THE PROBLEM
Every entry must be repeated exactly. Exclude all pictures.

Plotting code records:
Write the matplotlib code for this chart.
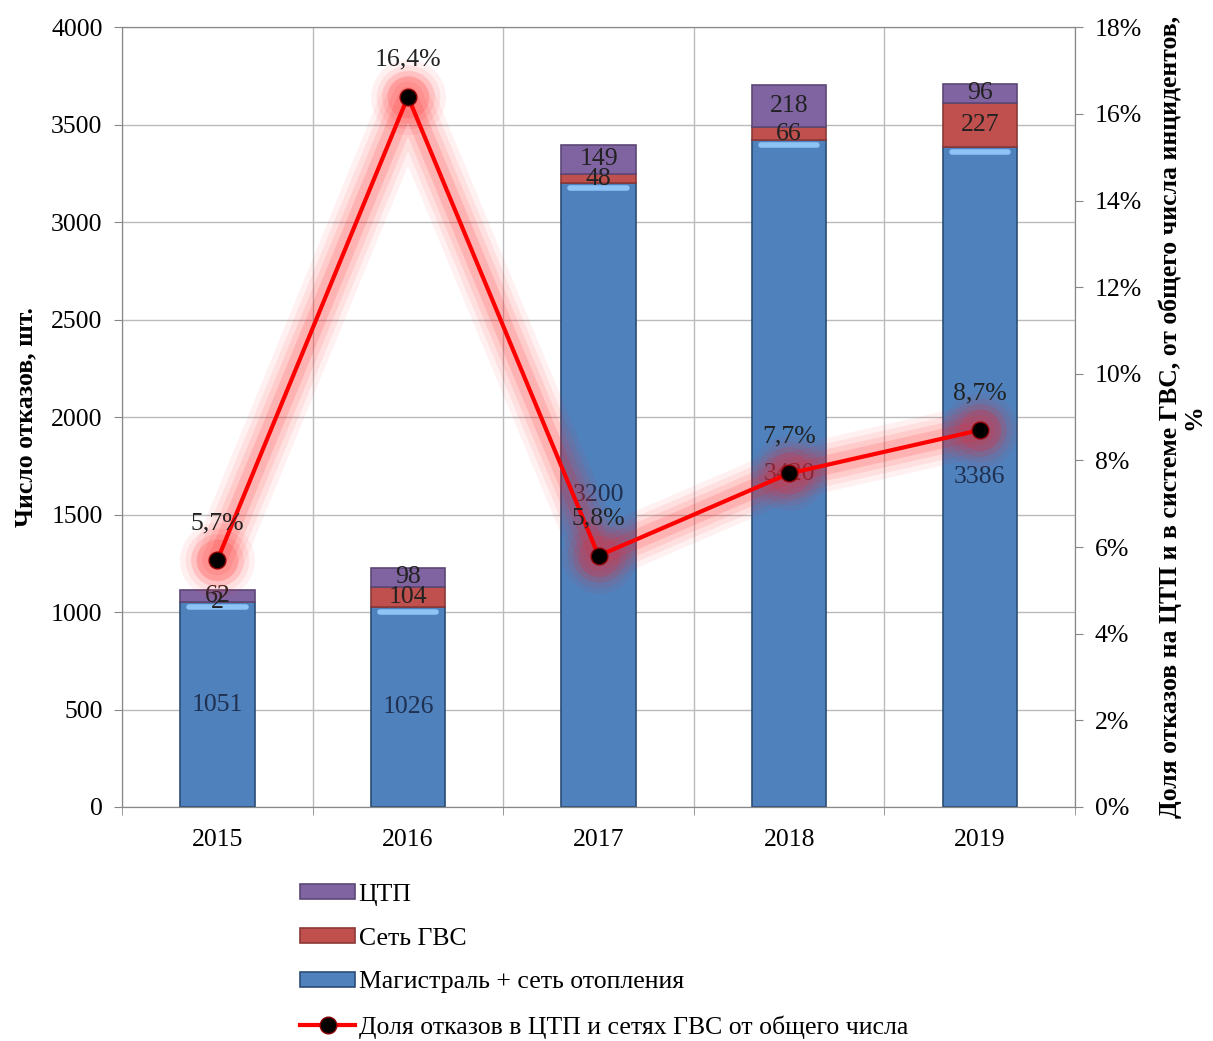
import numpy as np
import matplotlib
matplotlib.use('Agg')
from matplotlib import pyplot as plt
from matplotlib.ticker import FuncFormatter, MultipleLocator

plt.rcParams['font.family'] = ['Liberation Serif', 'DejaVu Serif']

years = ['2015', '2016', '2017', '2018', '2019']
main_net = [1051, 1026, 3200, 3420, 3386]
gvs_net = [2, 104, 48, 66, 227]
ctp = [62, 98, 149, 218, 96]
share = [5.7, 16.4, 5.8, 7.7, 8.7]

c_blue = '#4F81BD'
c_red = '#C0504D'
c_purple = '#8064A2'
fs = 18.5

fig = plt.figure(figsize=(12.13, 10.41), dpi=100)
ax = fig.add_axes([0.1006, 0.2248, 0.7857, 0.749])
x = np.arange(len(years))
w = 0.39

b1 = ax.bar(x, main_net, w, color=c_blue, edgecolor='#2C4D75', linewidth=1.2, zorder=2,
            label='Магистраль + сеть отопления')
bot2 = np.array(main_net)
b2 = ax.bar(x, gvs_net, w, bottom=bot2, color=c_red, edgecolor='#8C3836', linewidth=1.2, zorder=2,
            label='Сеть ГВС')
bot3 = bot2 + np.array(gvs_net)
b3 = ax.bar(x, ctp, w, bottom=bot3, color=c_purple, edgecolor='#5C4776', linewidth=1.2, zorder=2,
            label='ЦТП')
# light highlight at top of the blue part
for xi, v in zip(x, main_net):
    ax.plot([xi - w * 0.38, xi + w * 0.38], [v - 25, v - 25], color='#8DC3F5', lw=4,
            solid_capstyle='round', zorder=3)

for xi, v in zip(x, main_net):
    ax.text(xi, v / 2, str(v), ha='center', va='center', fontsize=fs, color='#1F3050', zorder=6)
for xi, b, v in zip(x, bot2, gvs_net):
    ax.text(xi, b + v / 2, str(v), ha='center', va='center', fontsize=fs, color='#222222', zorder=6)
for xi, b, v in zip(x, bot3, ctp):
    ax.text(xi, b + v / 2, str(v), ha='center', va='center', fontsize=fs, color='#222222', zorder=6)

ax.set_xlim(-0.485, 4.485)
ax.set_ylim(0, 4000)
ax.yaxis.set_major_locator(MultipleLocator(500))
ax.set_xticks(x)
ax.set_xticklabels(years, fontsize=fs)
ax.set_xticks(np.arange(-0.5, 5, 1), minor=True)
ax.tick_params(axis='x', which='major', length=0, pad=16)
ax.tick_params(axis='x', which='minor', length=6, direction='out', color='#888888')
ax.tick_params(axis='y', labelsize=fs, length=6, color='#888888', pad=8)
ax.grid(axis='y', color='#BBBBBB', lw=1, zorder=0)
ax.grid(axis='x', which='minor', color='#BBBBBB', lw=1, zorder=0)
for s in ax.spines.values():
    s.set_color('#888888')
ax.set_ylabel('Число отказов, шт.', fontsize=fs, fontweight='bold', labelpad=10)

ax2 = ax.twinx()
ax2.set_ylim(0, 18)
ax2.yaxis.set_major_locator(MultipleLocator(2))
ax2.yaxis.set_major_formatter(FuncFormatter(lambda v, p: f'{v:.0f}%'))
ax2.tick_params(axis='y', labelsize=fs, length=6, color='#888888', pad=8)
for s in ax2.spines.values():
    s.set_color('#888888')
ax2.set_ylabel('Доля отказов на ЦТП и в системе ГВС, от общего числа инцидентов,\n%',
               fontsize=18.5, fontweight='bold', labelpad=12, linespacing=1.0)

# glow
for lw, a in [(38, 0.06), (30, 0.08), (22, 0.1), (14, 0.15)]:
    ax2.plot(x, share, color='#FF2020', lw=lw, alpha=a, solid_capstyle='round',
             solid_joinstyle='round', zorder=3)
    ax2.plot(x, share, 'o', color='#FF2020', ms=lw + 16, alpha=a, mew=0, zorder=3)
line, = ax2.plot(x, share, color='#FF0000', lw=3, marker='o', ms=12, mfc='black', mec='#8B0000',
                 zorder=5, label='Доля отказов в ЦТП и сетях ГВС от общего числа')
for xi, v in zip(x, share):
    ax2.text(xi, v + 0.6, f'{v:.1f}%'.replace('.', ','), ha='center', va='bottom', fontsize=fs,
             color='#222222', zorder=6)

fig.legend([b3, b2, b1, line], [b3.get_label(), b2.get_label(), b1.get_label(), line.get_label()],
           loc='upper left', bbox_to_anchor=(0.239, 0.161), frameon=False, fontsize=fs,
           handlelength=2.15, handleheight=0.5, handletextpad=0.12, labelspacing=0.85,
           borderaxespad=0)

fig.savefig('out.png', dpi=100)
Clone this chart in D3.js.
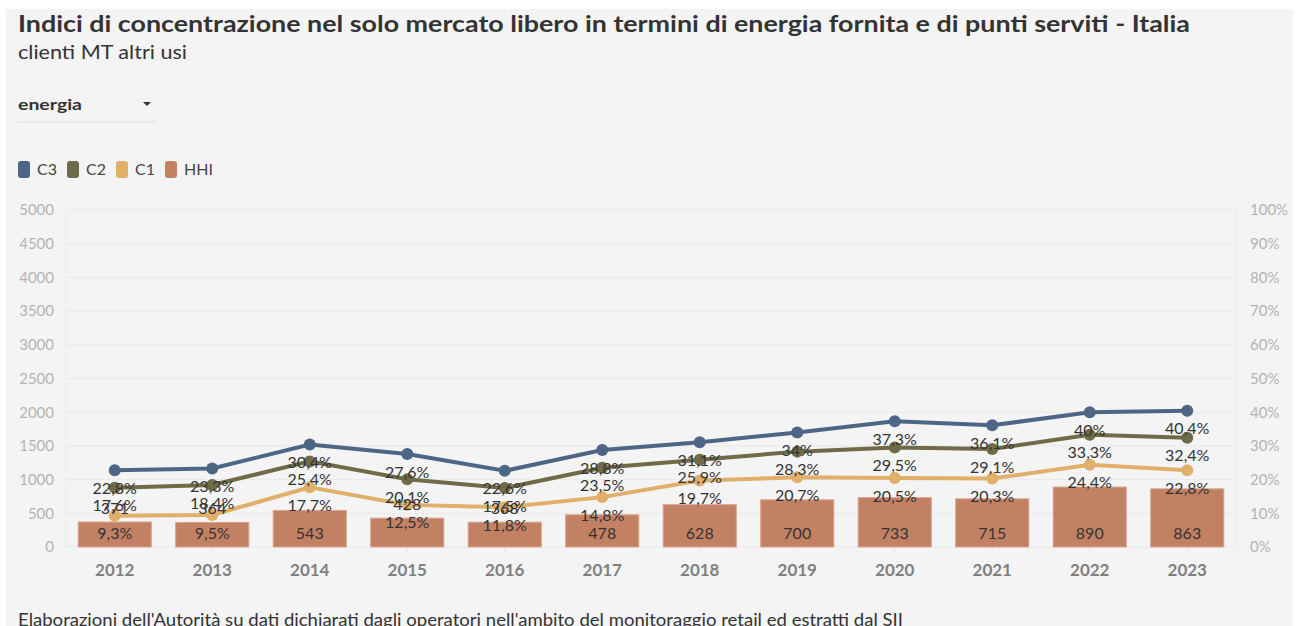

ANSWER TO THIS TASK
Write the matplotlib code for this chart.
import numpy as np
import matplotlib
matplotlib.use('Agg')
from matplotlib import pyplot as plt
from matplotlib.ticker import FuncFormatter, MultipleLocator

plt.rcParams['font.family'] = ['Liberation Serif', 'DejaVu Serif']

years = ['2015', '2016', '2017', '2018', '2019']
main_net = [1051, 1026, 3200, 3420, 3386]
gvs_net = [2, 104, 48, 66, 227]
ctp = [62, 98, 149, 218, 96]
share = [5.7, 16.4, 5.8, 7.7, 8.7]

c_blue = '#4F81BD'
c_red = '#C0504D'
c_purple = '#8064A2'
fs = 18.5

fig = plt.figure(figsize=(12.13, 10.41), dpi=100)
ax = fig.add_axes([0.1006, 0.2248, 0.7857, 0.749])
x = np.arange(len(years))
w = 0.39

b1 = ax.bar(x, main_net, w, color=c_blue, edgecolor='#2C4D75', linewidth=1.2, zorder=2,
            label='Магистраль + сеть отопления')
bot2 = np.array(main_net)
b2 = ax.bar(x, gvs_net, w, bottom=bot2, color=c_red, edgecolor='#8C3836', linewidth=1.2, zorder=2,
            label='Сеть ГВС')
bot3 = bot2 + np.array(gvs_net)
b3 = ax.bar(x, ctp, w, bottom=bot3, color=c_purple, edgecolor='#5C4776', linewidth=1.2, zorder=2,
            label='ЦТП')
# light highlight at top of the blue part
for xi, v in zip(x, main_net):
    ax.plot([xi - w * 0.38, xi + w * 0.38], [v - 25, v - 25], color='#8DC3F5', lw=4,
            solid_capstyle='round', zorder=3)

for xi, v in zip(x, main_net):
    ax.text(xi, v / 2, str(v), ha='center', va='center', fontsize=fs, color='#1F3050', zorder=6)
for xi, b, v in zip(x, bot2, gvs_net):
    ax.text(xi, b + v / 2, str(v), ha='center', va='center', fontsize=fs, color='#222222', zorder=6)
for xi, b, v in zip(x, bot3, ctp):
    ax.text(xi, b + v / 2, str(v), ha='center', va='center', fontsize=fs, color='#222222', zorder=6)

ax.set_xlim(-0.485, 4.485)
ax.set_ylim(0, 4000)
ax.yaxis.set_major_locator(MultipleLocator(500))
ax.set_xticks(x)
ax.set_xticklabels(years, fontsize=fs)
ax.set_xticks(np.arange(-0.5, 5, 1), minor=True)
ax.tick_params(axis='x', which='major', length=0, pad=16)
ax.tick_params(axis='x', which='minor', length=6, direction='out', color='#888888')
ax.tick_params(axis='y', labelsize=fs, length=6, color='#888888', pad=8)
ax.grid(axis='y', color='#BBBBBB', lw=1, zorder=0)
ax.grid(axis='x', which='minor', color='#BBBBBB', lw=1, zorder=0)
for s in ax.spines.values():
    s.set_color('#888888')
ax.set_ylabel('Число отказов, шт.', fontsize=fs, fontweight='bold', labelpad=10)

ax2 = ax.twinx()
ax2.set_ylim(0, 18)
ax2.yaxis.set_major_locator(MultipleLocator(2))
ax2.yaxis.set_major_formatter(FuncFormatter(lambda v, p: f'{v:.0f}%'))
ax2.tick_params(axis='y', labelsize=fs, length=6, color='#888888', pad=8)
for s in ax2.spines.values():
    s.set_color('#888888')
ax2.set_ylabel('Доля отказов на ЦТП и в системе ГВС, от общего числа инцидентов,\n%',
               fontsize=18.5, fontweight='bold', labelpad=12, linespacing=1.0)

# glow
for lw, a in [(38, 0.06), (30, 0.08), (22, 0.1), (14, 0.15)]:
    ax2.plot(x, share, color='#FF2020', lw=lw, alpha=a, solid_capstyle='round',
             solid_joinstyle='round', zorder=3)
    ax2.plot(x, share, 'o', color='#FF2020', ms=lw + 16, alpha=a, mew=0, zorder=3)
line, = ax2.plot(x, share, color='#FF0000', lw=3, marker='o', ms=12, mfc='black', mec='#8B0000',
                 zorder=5, label='Доля отказов в ЦТП и сетях ГВС от общего числа')
for xi, v in zip(x, share):
    ax2.text(xi, v + 0.6, f'{v:.1f}%'.replace('.', ','), ha='center', va='bottom', fontsize=fs,
             color='#222222', zorder=6)

fig.legend([b3, b2, b1, line], [b3.get_label(), b2.get_label(), b1.get_label(), line.get_label()],
           loc='upper left', bbox_to_anchor=(0.239, 0.161), frameon=False, fontsize=fs,
           handlelength=2.15, handleheight=0.5, handletextpad=0.12, labelspacing=0.85,
           borderaxespad=0)

fig.savefig('out.png', dpi=100)
Clone this chart in D3.js.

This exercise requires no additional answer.